Dataset entries
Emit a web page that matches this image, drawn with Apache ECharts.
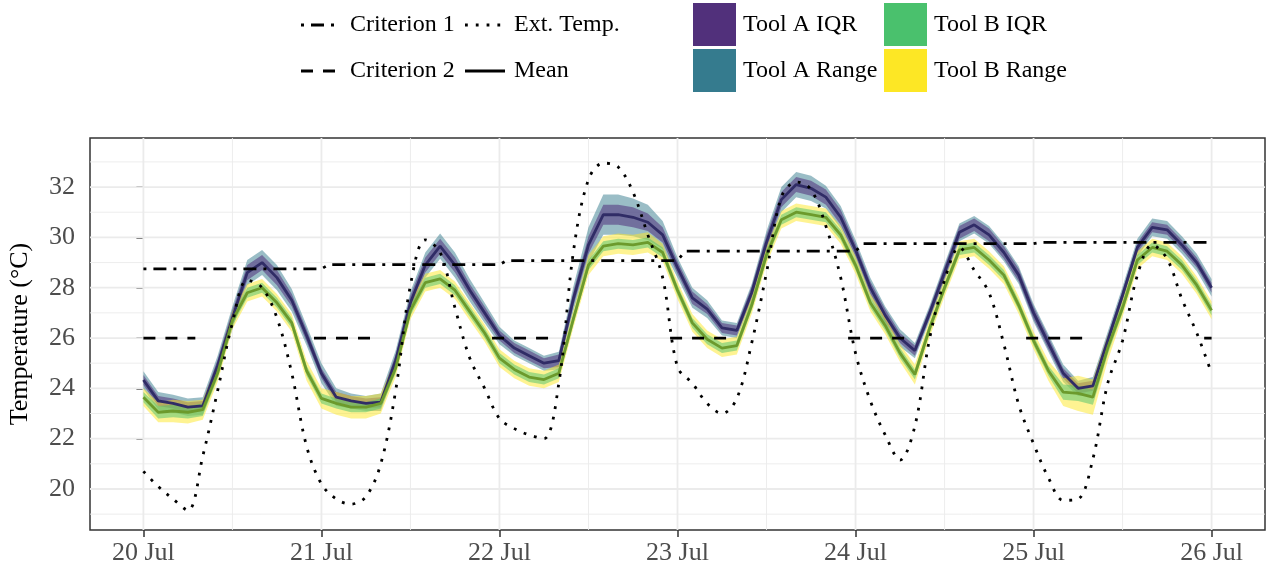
<!DOCTYPE html>
<html>
<head>
<meta charset="utf-8">
<script src="https://cdn.jsdelivr.net/npm/echarts@6/dist/echarts.min.js"></script>
<style>
  html, body { margin: 0; padding: 0; background: #fff; }
  #chart { width: 1273px; height: 572px; }
</style>
</head>
<body>
<div id="chart"></div>
<script>
// hours since 20 Jul 00:00, one reading every 2 h
const hours = Array.from({ length: 73 }, (_, i) => i * 2)

// tool A mean / half IQR / half range
const aMean = [
  24.33, 23.5, 23.4, 23.25, 23.3, 24.9, 26.8, 28.6, 29.0, 28.4, 27.5, 26.1,
  24.6, 23.65, 23.5, 23.4, 23.45, 25.1, 27.4, 28.9, 29.65, 28.9, 27.9, 27.0,
  26.1, 25.6, 25.3, 25.0, 25.1, 27.6, 29.7, 30.9, 30.9, 30.8, 30.6, 30.1,
  28.8, 27.6, 27.15, 26.4, 26.3, 27.8, 29.8, 31.5, 32.1, 31.95, 31.6, 30.8,
  29.5, 28.0, 26.9, 26.0, 25.5, 27.0, 28.6, 30.2, 30.5, 30.1, 29.4, 28.5,
  27.0, 25.8, 24.6, 24.0, 24.1, 25.9, 27.7, 29.6, 30.4, 30.3, 29.7, 29.0,
  28.0
]
const aIqr = [
  .2, .2, .2, .2, .2, .25, .3, .3, .3, .3, .25, .25,
  .2, .2, .2, .2, .2, .25, .3, .3, .3, .3, .25, .25,
  .2, .2, .2, .2, .25, .3, .35, .4, .4, .4, .35, .3,
  .25, .25, .2, .2, .2, .25, .3, .3, .3, .3, .3, .3,
  .25, .25, .25, .2, .2, .2, .25, .25, .25, .25, .25, .25,
  .25, .25, .2, .2, .2, .2, .2, .2, .2, .2, .2, .2,
  .2
]
const aRange = [
  .35, .35, .35, .35, .35, .4, .45, .5, .5, .5, .45, .4,
  .4, .35, .3, .3, .35, .4, .45, .5, .5, .5, .45, .4,
  .35, .3, .3, .3, .35, .5, .7, .8, .8, .75, .7, .55,
  .4, .4, .35, .3, .3, .35, .45, .5, .5, .5, .45, .45,
  .4, .4, .35, .35, .3, .3, .35, .35, .35, .35, .35, .35,
  .35, .35, .35, .3, .35, .35, .35, .35, .35, .35, .35, .35,
  .35
]

// tool B mean / half IQR / half range
const bMean = [
  23.65, 23.05, 23.1, 23.05, 23.15, 24.6, 26.7, 27.8, 28.0, 27.4, 26.6, 24.7,
  23.6, 23.4, 23.25, 23.25, 23.4, 24.8, 27.1, 28.2, 28.35, 27.9, 27.05, 26.2,
  25.2, 24.75, 24.45, 24.35, 24.6, 26.8, 28.9, 29.65, 29.75, 29.7, 29.8, 29.4,
  27.9, 26.6, 25.95, 25.6, 25.7, 27.3, 29.3, 30.7, 31.0, 30.9, 30.8, 30.1,
  28.9, 27.4, 26.5, 25.4, 24.55, 26.4, 28.0, 29.5, 29.6, 29.1, 28.5, 27.3,
  25.9, 24.7, 23.85, 23.8, 23.65, 25.6, 27.2, 29.1, 29.6, 29.45, 28.9, 28.1,
  27.1
]
const bIqr = [
  .2, .25, .25, .25, .25, .2, .2, .2, .2, .2, .2, .2,
  .2, .2, .2, .2, .2, .2, .2, .2, .2, .2, .2, .2,
  .2, .2, .2, .2, .2, .2, .2, .2, .2, .2, .2, .2,
  .2, .2, .2, .2, .2, .2, .2, .2, .2, .2, .2, .2,
  .2, .2, .2, .2, .2, .2, .2, .2, .2, .2, .2, .2,
  .2, .2, .3, .3, .3, .25, .2, .2, .2, .2, .2, .2,
  .2
]
const bRange = [
  .35, .4, .45, .45, .4, .35, .35, .35, .35, .35, .35, .4,
  .4, .45, .45, .45, .4, .35, .35, .35, .35, .35, .35, .35,
  .35, .35, .35, .35, .35, .35, .4, .4, .4, .4, .4, .35,
  .35, .35, .35, .35, .35, .35, .35, .35, .35, .35, .35, .35,
  .35, .35, .35, .35, .4, .35, .35, .35, .35, .35, .35, .35,
  .35, .4, .55, .7, .7, .5, .35, .35, .35, .35, .35, .35,
  .35
]

// outside temperature
const extTemp = [
  20.7, 20.1, 19.6, 19.15, 21.3, 23.9, 26.6, 28.3, 28.0, 26.8, 24.6, 21.7,
  20.2, 19.6, 19.4, 19.7, 21.0, 23.9, 28.1, 29.9, 29.4, 27.2, 25.2, 24.0,
  22.8, 22.4, 22.15, 22.0, 24.2, 29.5, 32.3, 32.95, 32.8, 31.8, 30.1, 28.4,
  24.85, 24.2, 23.4, 23.0, 23.6, 25.8, 28.6, 31.6, 32.2, 31.9, 30.45, 28.4,
  25.4, 23.5, 22.15, 21.15, 22.5, 26.0, 28.3, 29.6, 28.7, 27.8, 25.75, 23.35,
  21.8, 20.45, 19.55, 19.6, 21.2, 24.2, 25.9, 28.5, 29.7, 29.15, 27.55, 26.2,
  24.6
]

// criteria: one value per day (crit 1) and per night window 23:00-07:00 (crit 2)
const crit1Daily = [28.75, 28.92, 29.08, 29.45, 29.75, 29.8]
const crit2Night = [26, 26, 26, 26, 26, 26, 26]

const xTicks = [0, 24, 48, 72, 96, 120, 144]
const xLabels = ['20 Jul', '21 Jul', '22 Jul', '23 Jul', '24 Jul', '25 Jul', '26 Jul']
const xMinor = [12, 36, 60, 84, 108, 132]
const yTicks = [20, 22, 24, 26, 28, 30, 32]
const yMinor = [19, 21, 23, 25, 27, 29, 31, 33]

const FONT = '"Liberation Serif", "Times New Roman", serif'
const COLORS = {
  aIqr: '#51307B',
  aRange: '#357B8E',
  bIqr: '#4AC16D',
  bRange: '#FDE725',
  aMean: '#302C66',
  bMean: '#6C9A2C',
}
const DASH = {
  crit1: [3, 7, 13, 7],
  crit2: [12, 10],
  ext: [2.8, 8],
}

const crit1Data = []
crit1Daily.forEach((v, d) => {
  crit1Data.push([d === 0 ? 0 : d * 24 + 1, v])
  crit1Data.push([(d + 1) * 24, v])
})
const crit2Data = []
crit2Night.forEach((v, d) => {
  const s = Math.max(0, d * 24 - 1)
  const e = Math.min(144, d * 24 + 7)
  crit2Data.push([s, v], [e, v], [e + 0.5, null])
})

const gridLines = (values, horizontal, width) => ({
  type: 'custom',
  silent: true,
  z: 1,
  data: values.map((v) => (horizontal ? [0, v] : [v, 20])),
  renderItem: (params, api) => {
    const cs = params.coordSys
    if (horizontal) {
      const y = api.coord([0, api.value(1)])[1]
      return { type: 'line', shape: { x1: cs.x, y1: y, x2: cs.x + cs.width, y2: y }, style: { stroke: '#EBEBEB', lineWidth: width } }
    }
    const x = api.coord([api.value(0), 20])[0]
    return { type: 'line', shape: { x1: x, y1: cs.y, x2: x, y2: cs.y + cs.height }, style: { stroke: '#EBEBEB', lineWidth: width } }
  },
})

const ribbon = (name, mid, half, color, opacity) => ({
  type: 'custom',
  name,
  silent: true,
  z: 2,
  data: [[0, mid[0]]],
  renderItem: (params, api) => {
    const upper = hours.map((h, i) => api.coord([h, mid[i] + half[i]]))
    const lower = hours.map((h, i) => api.coord([h, mid[i] - half[i]])).reverse()
    return {
      type: 'polygon',
      shape: { points: upper.concat(lower) },
      style: { fill: color, opacity },
    }
  },
})

const line = (name, data, color, width, dash, z, smooth) => ({
  type: 'line',
  name,
  data,
  symbol: 'none',
  silent: true,
  smooth: smooth || false,
  z,
  lineStyle: { color, width, type: dash || 'solid', cap: 'butt' },
})

const toPairs = (values) => hours.map((h, i) => [h, values[i]])

// legend drawn by hand, ggplot style
const legend = []
const lineKeys = [
  { label: 'Criterion 1', x: 299, y: 25, dash: DASH.crit1 },
  { label: 'Criterion 2', x: 299, y: 71, dash: DASH.crit2 },
  { label: 'Ext. Temp.', x: 463, y: 25, dash: DASH.ext },
  { label: 'Mean', x: 463, y: 71, dash: null },
]
lineKeys.forEach((k) => {
  legend.push({
    type: 'line',
    shape: { x1: k.x + 2, y1: k.y, x2: k.x + 42, y2: k.y },
    style: { stroke: '#000', lineWidth: 2.8, lineDash: k.dash, lineCap: 'butt' },
  })
  legend.push({
    type: 'text', x: k.x + 51, y: k.y,
    style: { text: k.label, font: '24px ' + FONT, fill: '#000', verticalAlign: 'middle' },
  })
})
const fillKeys = [
  { label: 'Tool A IQR', x: 693, y: 3, color: COLORS.aIqr },
  { label: 'Tool A Range', x: 693, y: 49, color: COLORS.aRange },
  { label: 'Tool B IQR', x: 884, y: 3, color: COLORS.bIqr },
  { label: 'Tool B Range', x: 884, y: 49, color: COLORS.bRange },
]
fillKeys.forEach((k) => {
  legend.push({
    type: 'rect',
    shape: { x: k.x, y: k.y, width: 43, height: 43 },
    style: { fill: k.color },
  })
  legend.push({
    type: 'text', x: k.x + 50, y: k.y + 22,
    style: { text: k.label, font: '24px ' + FONT, fill: '#000', verticalAlign: 'middle' },
  })
})

const chart = echarts.init(document.getElementById('chart'))
chart.setOption({
  animation: false,
  backgroundColor: '#fff',
  grid: {
    left: 90, right: 8, top: 138, bottom: 42,
    show: true, borderColor: '#333', borderWidth: 1.5, backgroundColor: '#fff',
    containLabel: false, outerBoundsMode: 'none',
  },
  xAxis: {
    type: 'value',
    min: -7.2,
    max: 151.2,
    axisLine: { show: false },
    splitLine: { show: false },
    axisTick: { show: true, length: 7, customValues: xTicks, lineStyle: { color: '#333', width: 1.5 } },
    axisLabel: {
      customValues: xTicks,
      formatter: (v) => xLabels[xTicks.indexOf(v)],
      fontFamily: FONT, fontSize: 26, color: '#4D4D4D', margin: 10,
    },
  },
  yAxis: {
    type: 'value',
    min: 18.37,
    max: 33.95,
    name: 'Temperature (°C)',
    nameLocation: 'middle',
    nameGap: 57,
    nameTextStyle: { fontFamily: FONT, fontSize: 26, color: '#000' },
    axisLine: { show: false },
    splitLine: { show: false },
    axisTick: { show: true, length: 7, customValues: yTicks, lineStyle: { color: '#333', width: 1.5 } },
    axisLabel: { customValues: yTicks, fontFamily: FONT, fontSize: 26, color: '#4D4D4D', margin: 15 },
  },
  graphic: { elements: legend },
  series: [
    gridLines(yMinor, true, 0.9),
    gridLines(xMinor, false, 0.9),
    gridLines(yTicks, true, 1.8),
    gridLines(xTicks, false, 1.8),
    ribbon('Tool A Range', aMean, aRange, COLORS.aRange, 0.5),
    ribbon('Tool A IQR', aMean, aIqr, COLORS.aIqr, 0.55),
    ribbon('Tool B Range', bMean, bRange, COLORS.bRange, 0.5),
    ribbon('Tool B IQR', bMean, bIqr, COLORS.bIqr, 0.5),
    line('Tool A Mean', toPairs(aMean), COLORS.aMean, 2.8, null, 3),
    line('Tool B Mean', toPairs(bMean), COLORS.bMean, 2.8, null, 3),
    line('Criterion 1', crit1Data, '#000', 2.8, DASH.crit1, 4),
    line('Criterion 2', crit2Data, '#000', 2.8, DASH.crit2, 4),
    line('Ext. Temp.', toPairs(extTemp), '#000', 2.8, DASH.ext, 4, 0.35),
  ],
})
</script>
</body>
</html>
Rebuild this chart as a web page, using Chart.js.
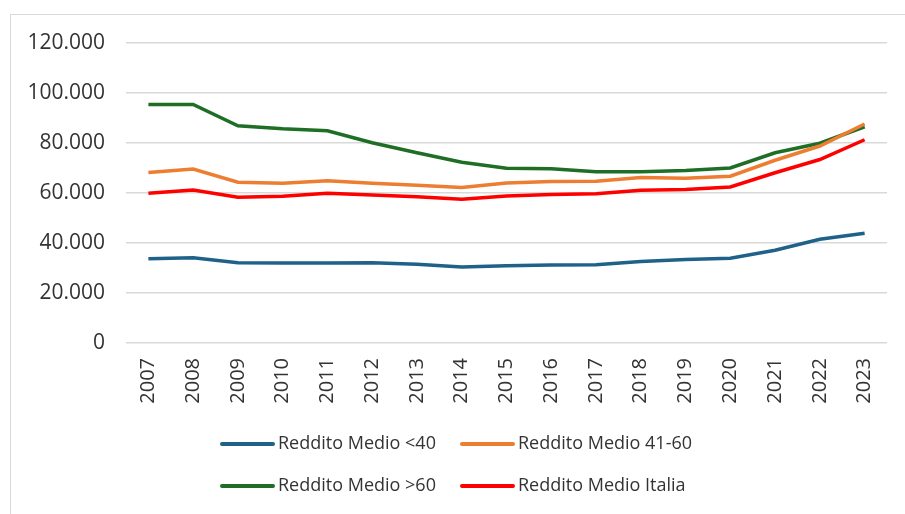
<!DOCTYPE html>
<html>
<head>
<meta charset="utf-8">
<script src="https://cdn.jsdelivr.net/npm/chart.js@4"></script>
<style>
  html, body { margin: 0; padding: 0; background: #fff; }
  #wrap { position: relative; width: 905px; height: 514px; overflow: hidden; }
  #frame { position: absolute; left: 10px; top: 14px; width: 920px; height: 520px; border: 1.5px solid #d9d9d9; box-sizing: border-box; }
  canvas { position: absolute; left: 0; top: 0; }
</style>
</head>
<body>
<div id="wrap">
  <div id="frame"></div>
  <canvas id="c" width="905" height="514"></canvas>
</div>
<script>
const years = ["2007","2008","2009","2010","2011","2012","2013","2014","2015","2016","2017","2018","2019","2020","2021","2022","2023"];
const seriesNames = ["Reddito Medio <40", "Reddito Medio 41-60", "Reddito Medio >60", "Reddito Medio Italia"];
const redditoUnder40 = [33700, 34100, 32100, 32000, 32000, 32100, 31500, 30400, 30900, 31200, 31300, 32600, 33400, 33900, 37100, 41500, 43900];
const reddito41to60 = [68200, 69600, 64300, 63900, 64900, 63900, 63100, 62200, 64000, 64600, 64700, 66200, 65900, 66700, 73100, 78800, 87600];
const redditoOver60 = [95400, 95400, 86900, 85700, 84900, 80100, 76100, 72300, 69900, 69700, 68500, 68500, 69000, 70000, 76100, 79900, 86500];
const redditoItalia = [59900, 61200, 58300, 58700, 59900, 59200, 58500, 57500, 58800, 59400, 59700, 61100, 61400, 62400, 68100, 73400, 81300];
const yTicks = [0, 20000, 40000, 60000, 80000, 100000, 120000];

const colors = ["#1f6189", "#ed7d31", "#1e6e26", "#ff0000"];
const seriesData = [redditoUnder40, reddito41to60, redditoOver60, redditoItalia];
const FONT = "'Open Sans', sans-serif";
const TEXT = "#333333";

const legendPlugin = {
  id: 'customLegend',
  afterDraw(chart) {
    const ctx = chart.ctx;
    const pos = [[222, 444], [462, 444], [222, 486], [462, 486]];
    ctx.save();
    chart.data.datasets.forEach((ds, i) => {
      const [x, y] = pos[i];
      ctx.strokeStyle = ds.borderColor;
      ctx.lineWidth = 4;
      ctx.lineCap = 'round';
      ctx.beginPath();
      ctx.moveTo(x, y);
      ctx.lineTo(x + 51, y);
      ctx.stroke();
      ctx.fillStyle = TEXT;
      ctx.font = "18px " + FONT;
      ctx.textBaseline = 'middle';
      ctx.textAlign = 'left';
      ctx.fillText(ds.label, x + 56, y);
    });
    ctx.restore();
  }
};

new Chart(document.getElementById('c'), {
  type: 'line',
  data: {
    labels: years,
    datasets: seriesNames.map((n, i) => ({
      label: n,
      data: seriesData[i],
      borderColor: colors[i],
      backgroundColor: colors[i],
      borderWidth: 3.5,
      pointRadius: 0,
      tension: 0,
      fill: false
    }))
  },
  options: {
    responsive: false,
    animation: false,
    layout: { padding: { left: 0, right: 18, top: 43, bottom: 71 } },
    plugins: { legend: { display: false }, tooltip: { enabled: false }, title: { display: false } },
    scales: {
      x: {
        offset: true,
        grid: { display: false, drawTicks: false },
        border: { display: false },
        ticks: {
          minRotation: 90, maxRotation: 90, padding: 15,
          color: TEXT, font: { family: FONT, size: 20 }
        },
        afterFit(s) { s.height = 100; }
      },
      y: {
        min: 0, max: 120000,
        afterBuildTicks(s) { s.ticks = yTicks.map(v => ({ value: v })); },
        grid: { color: "#d9d9d9", lineWidth: 1.5, drawTicks: false },
        border: { display: false },
        ticks: {
          padding: 21, color: TEXT, font: { family: FONT, size: 21 },
          callback: v => v === 0 ? "0" : v.toLocaleString('de-DE')
        },
        afterFit(s) { s.width = 126; }
      }
    }
  },
  plugins: [legendPlugin]
});
</script>
</body>
</html>
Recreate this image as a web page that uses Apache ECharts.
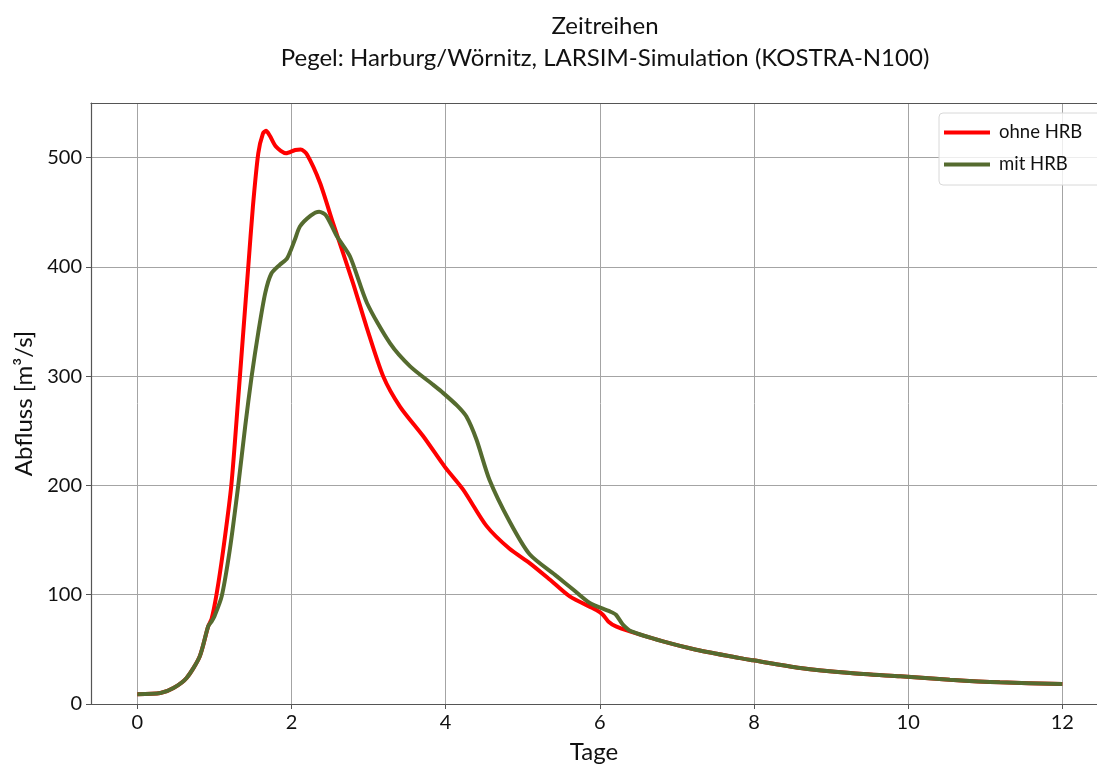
<!DOCTYPE html>
<html>
<head>
<meta charset="utf-8">
<script src="https://cdn.jsdelivr.net/npm/echarts@6/dist/echarts.min.js"></script>
<style>
  html, body { margin: 0; padding: 0; background: #fff; }
  #chart { width: 1097px; height: 765px; }
</style>
</head>
<body>
<div id="chart"></div>
<script>
// ohne HRB (Tage / Abfluss m3/s)
const tOhne = [0, 0.3, 0.47, 0.64, 0.81, 0.92, 0.965, 1.03, 1.115, 1.22, 1.31, 1.375, 1.44, 1.5, 1.57, 1.63, 1.67, 1.72, 1.8, 1.93, 2.05, 2.12, 2.2, 2.37, 2.54, 2.8, 2.975, 3.19, 3.41, 3.71, 3.99, 4.23, 4.53, 4.83, 5.09, 5.35, 5.61, 5.955, 6.04, 6.11, 6.21, 6.39, 6.82, 7.25, 7.82, 7.99, 8.6, 9.25, 9.9, 10.54, 11.19, 12];
const qOhne = [9, 10, 14.6, 23.8, 43.5, 71, 78, 101, 141, 200, 280, 340, 400, 455, 504, 522, 524.5, 520, 510, 504, 507, 507.5, 503, 477, 440, 385, 345, 300, 272, 245, 217, 196, 163, 142, 129, 114, 98.5, 86, 81.7, 75.6, 71, 66.4, 57.3, 49.7, 42, 40, 33, 28.4, 25.3, 22.2, 19.8, 18.3];

// mit HRB
const tMit = [0, 0.3, 0.47, 0.64, 0.81, 0.92, 0.965, 1.0, 1.095, 1.2, 1.31, 1.4, 1.484, 1.57, 1.66, 1.74, 1.85, 1.945, 2.045, 2.11, 2.25, 2.36, 2.45, 2.59, 2.76, 2.98, 3.28, 3.54, 3.84, 3.97, 4.15, 4.27, 4.4, 4.57, 4.83, 5.09, 5.44, 5.65, 5.87, 6.13, 6.21, 6.3, 6.41, 6.82, 7.25, 7.82, 7.99, 8.6, 9.25, 9.9, 10.54, 11.19, 12];
const qMit = [9, 10, 14.6, 23.8, 43.5, 71, 75.6, 80, 98.5, 141, 200, 254, 300, 340, 376, 394, 402, 408, 425, 437, 447, 450.5, 447, 428, 409.5, 367, 330, 309, 292, 284.5, 273, 263, 242, 205, 167, 137, 117, 105, 92.4, 84.7, 81.7, 72.6, 66.4, 57.3, 49.7, 42, 40, 33, 28.4, 25.3, 22.2, 19.8, 18.3];

const seriesNames = ['ohne HRB', 'mit HRB'];
const yTicks = [0, 100, 200, 300, 400, 500];

const font = 'Lato, "Noto Sans", sans-serif';
const zip = (t, q) => t.map((x, i) => [x, q[i]]);
const axisColor = '#555';
const gridColor = '#a4a4a4';

const chart = echarts.init(document.getElementById('chart'));
chart.setOption({
  animation: false,
  textStyle: { fontFamily: font, color: '#111' },
  title: {
    text: 'Zeitreihen',
    subtext: 'Pegel: Harburg/Wörnitz, LARSIM-Simulation (KOSTRA-N100)',
    left: 600,
    textAlign: 'center',
    top: 9,
    itemGap: 8,
    textStyle: { fontFamily: font, fontSize: 24, fontWeight: 'normal', color: '#111' },
    subtextStyle: { fontFamily: font, fontSize: 24, color: '#111' },
  },
  legend: {
    data: seriesNames,
    orient: 'vertical',
    left: 939,
    top: 113,
    padding: [10, 30, 11, 5],
    itemGap: 13,
    itemWidth: 46,
    itemHeight: 4,
    icon: 'rect',
    backgroundColor: 'rgba(255,255,255,0.8)',
    borderColor: '#d8d8d8',
    borderWidth: 1,
    borderRadius: 4,
    textStyle: { fontFamily: font, fontSize: 18.5, color: '#111', padding: [0, 0, 0, 4] },
  },
  grid: { left: 91, top: 103, bottom: 61, right: 0, outerBoundsMode: 'none', containLabel: false },
  xAxis: [
    {
      type: 'value',
      min: -0.6,
      max: 12.45,
      splitNumber: 6,
      name: 'Tage',
      nameLocation: 'middle',
      nameGap: 36,
      nameTextStyle: { fontSize: 24, color: '#111' },
      axisLine: { onZero: false, lineStyle: { color: axisColor, width: 1.2 } },
      axisTick: { length: 5, lineStyle: { color: axisColor } },
      axisLabel: { fontSize: 20, color: '#111', margin: 9, showMinLabel: false, showMaxLabel: false },
      splitLine: { show: true, lineStyle: { color: gridColor, width: 1 } },
    },
    {
      // top spine only
      type: 'value',
      position: 'top',
      min: -0.6,
      max: 12.45,
      axisLine: { show: true, onZero: false, lineStyle: { color: axisColor, width: 1.2 } },
      axisTick: { show: false },
      axisLabel: { show: false },
      splitLine: { show: false },
    },
  ],
  yAxis: {
    type: 'value',
    min: 0,
    max: 550,
    interval: 100,
    name: 'Abfluss [m³/s]',
    nameLocation: 'middle',
    nameGap: 54,
    nameTextStyle: { fontSize: 24, color: '#111' },
    axisLine: { show: true, onZero: false, lineStyle: { color: axisColor, width: 1.2 } },
    axisTick: { show: true, length: 5, lineStyle: { color: axisColor } },
    axisLabel: { fontSize: 20, color: '#111', margin: 9, showMaxLabel: false,
      formatter: (v) => (yTicks.includes(v) ? String(v) : '') },
    splitLine: { show: true, lineStyle: { color: gridColor, width: 1 } },
  },
  series: [
    {
      name: seriesNames[0],
      type: 'line',
      data: zip(tOhne, qOhne),
      smooth: 0.25,
      showSymbol: false,
      symbol: 'none',
      color: '#ff0000',
      lineStyle: { color: '#ff0000', width: 4 },
    },
    {
      name: seriesNames[1],
      type: 'line',
      data: zip(tMit, qMit),
      smooth: 0.25,
      showSymbol: false,
      symbol: 'none',
      color: '#556b2f',
      lineStyle: { color: '#556b2f', width: 4 },
    },
  ],
});
</script>
</body>
</html>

▶ [Requirement]
From the listing above, copy out each line where the word "this" appears.

▶ [Task solution]
Emit a web page that matches this image, drawn with Apache ECharts.
Rebuild this chart as a web page, using Chart.js.
Recreate this image as a web page that uses Apache ECharts.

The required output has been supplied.